Saying that politicians should have to undergo lie-detector tests during election campaigns, a citizen's watchdog group has filed a complaint with the federal ethics commissioner over taxing income trusts.Needless to say, Conacher's proposals are based on an unrealistic appraisal of both the campaign process, and the responsibilities of a government. There's no apparent reason why the Cons couldn't have genuinely believed their promise at the time they made it, then acquired a better appreciation of the effect of income trusts in the meantime; surely a government can't be obligated to refuse to accept or act on any new information it acquires after an election is done with. Moreover, neither the Ethics Commissioner nor a lie detector test can be infallible - and the use of either to vet campaign promises would likely drain campaigns even further of content, resulting in every candidate promising only to consider every issue before acting upon it.

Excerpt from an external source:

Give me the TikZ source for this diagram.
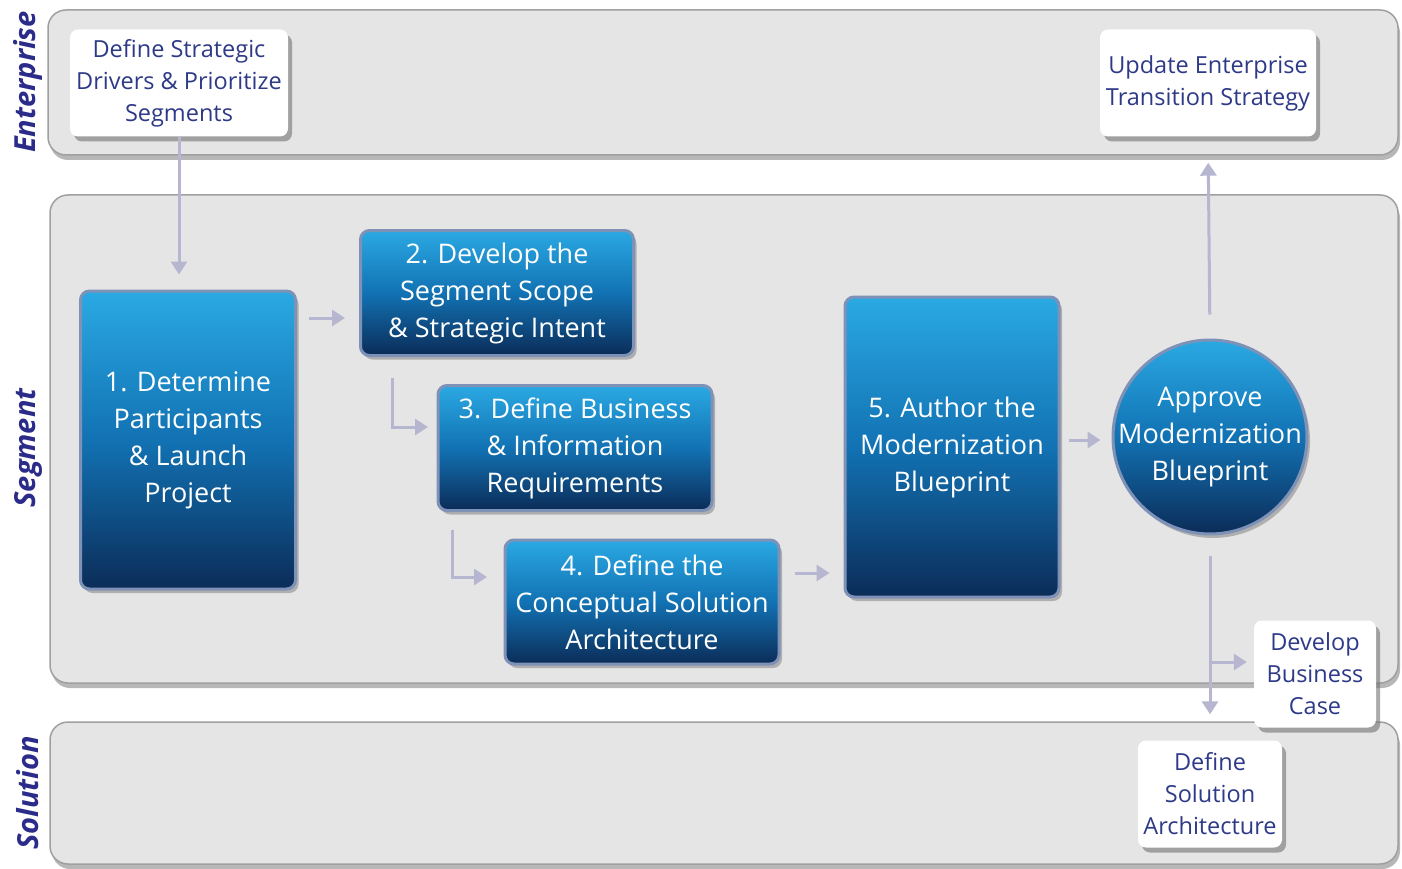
\documentclass[tikz,border=0pt]{standalone}
\usepackage{fontspec}
\setmainfont{Open Sans}
\usetikzlibrary{shadows,arrows.meta}
\definecolor{bandfill}{HTML}{E5E5E5}
\definecolor{banddraw}{HTML}{A0A0A0}
\definecolor{lane}{HTML}{2B2B8A}
\definecolor{arr}{HTML}{B6B6D0}
\definecolor{btop}{HTML}{2AA9E3}
\definecolor{bmid}{HTML}{1272B3}
\definecolor{bbot}{HTML}{0B2C58}
\definecolor{bedge}{HTML}{7E92B8}
\definecolor{wtext}{HTML}{2E3A88}
\begin{document}
\begin{tikzpicture}[x=1pt,y=-1pt,
  band/.style={draw=banddraw, line width=1.5pt, fill=bandfill, rounded corners=18pt,
    drop shadow={shadow xshift=2pt, shadow yshift=-5pt, fill=gray!80, opacity=.7}},
  lanelabel/.style={rotate=90, font=\fontsize{29}{30}\selectfont\bfseries\itshape, text=lane},
  wbox/.style={fill=white, rounded corners=8pt, align=center, text=wtext,
    font=\fontsize{23.5}{32}\selectfont, inner sep=0pt,
    drop shadow={shadow xshift=4pt, shadow yshift=-5pt, fill=black!55, opacity=.6}},
  bbox/.style={draw=bedge, line width=3pt, rounded corners=9pt, top color=btop, bottom color=bbot,
    middle color=bmid, align=center, text=white, font=\fontsize{27}{37}\selectfont, inner sep=0pt,
    drop shadow={shadow xshift=3pt, shadow yshift=-4pt, fill=black!45, opacity=.6}},
  circ/.style={circle, draw=bedge, line width=3pt, top color=btop, bottom color=bbot,
    middle color=bmid, align=center, text=white, font=\fontsize{27}{37}\selectfont, inner sep=-14pt,
    drop shadow={shadow xshift=3pt, shadow yshift=-4pt, fill=black!45, opacity=.6}},
  conn/.style={draw=arr, line width=3pt, -{Triangle[length=13pt,width=16pt]}}
]
\fill[white] (0,0) rectangle (1402,869);
\useasboundingbox (0,0) rectangle (1402,869);

% bands
\path[band] (48,10) rectangle (1398,155);
\path[band] (50,195) rectangle (1398,683);
\path[band] (50,722) rectangle (1398,864);

\node[lanelabel] (lE) at (28,82) {Enterprise};
\node[lanelabel] (lS) at (28,448) {Segment};
\node[lanelabel] (lL) at (28,793) {Solution};

% blue process boxes
\node[bbox, minimum width=215pt, minimum height=298pt] (s1) at (188,440)
  {1. Determine\\Participants\\\& Launch\\Project};
\node[bbox, minimum width=273pt, minimum height=125pt] (s2) at (497,293)
  {2. Develop the\\Segment Scope\\\& Strategic Intent};
\node[bbox, minimum width=274pt, minimum height=125pt] (s3) at (575,448)
  {3. Define Business\\\& Information\\Requirements};
\node[bbox, minimum width=274pt, minimum height=124pt] (s4) at (642,602)
  {4. Define the\\Conceptual Solution\\Architecture};
\node[bbox, minimum width=214pt, minimum height=300pt] (s5) at (952,447)
  {5. Author the\\Modernization\\Blueprint};
\node[circ, minimum size=194pt] (ap) at (1210,437)
  {Approve\\Modernization\\Blueprint};

% coordinates for connector bends
\coordinate (y12) at (0,318);
\coordinate (c2a) at (392,378);
\coordinate (c2b) at (428,427);
\coordinate (c3a) at (452,530);
\coordinate (c3b) at (487,577);
\coordinate (y45) at (0,573);
\coordinate (y5a) at (0,440);
\coordinate (br) at (1210,662);

% white boxes
\node[wbox, minimum width=218pt, minimum height=107pt] (d1) at (179,83)
  {Define Strategic\\Drivers \& Prioritize\\Segments};
\node[wbox, minimum width=216pt, minimum height=107pt] (up) at (1208,83)
  {Update Enterprise\\Transition Strategy};

% connectors
\draw[conn, shorten >=15pt] (d1.south) -- (d1.south |- s1.north);
\draw[conn, shorten <=12pt, shorten >=14pt] (s1.east |- y12) -- (s2.west |- y12);
\draw[conn] (c2a) |- (c2b);
\draw[conn] (c3a) |- (c3b);
\draw[conn, shorten <=14pt, shorten >=14pt] (s4.east |- y45) -- (s5.west |- y45);
\draw[conn, shorten <=8pt, shorten >=11pt] (s5.east |- y5a) -- (ap.west |- y5a);
\draw[conn, shorten <=24pt, shorten >=26pt] (ap.north) -- (up.south);

\node[wbox, minimum width=122pt, minimum height=107pt] (bc) at (1315,674)
  {Develop\\Business\\Case};
\node[wbox, minimum width=144pt, minimum height=107pt] (sa) at (1210,794)
  {Define\\Solution\\Architecture};

\draw[conn, shorten <=20pt, shorten >=26pt] (ap.south) -- (sa.north);
\draw[conn, shorten >=7pt] (br) -- (bc.west |- br);
\end{tikzpicture}
\end{document}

The Conservative government clearly broke a campaign promise when it proceeded to tax the lucrative trusts Oct. 31, Duff Conacher, co-ordinator of Democracy Watch, told a news conference today...
There should be some kind of fine for politicians who lie and failing that, Conacher suggested a more basic, if somewhat unrealistic, solution: "In future, we could switch to a lie detector for all political leaders during election campaigns."
Which isn't to say that one can't fairly point out cases of supposed dishonesty. But the electorate, not a machine or a parliamentary official, needs to be the final arbiter of whether a government has justified an apparent switch in policy. And Conacher would do better to focus his concerns on informing Canada's citizens directly of broken promises, rather than seeking to take power out of the hands of the voters.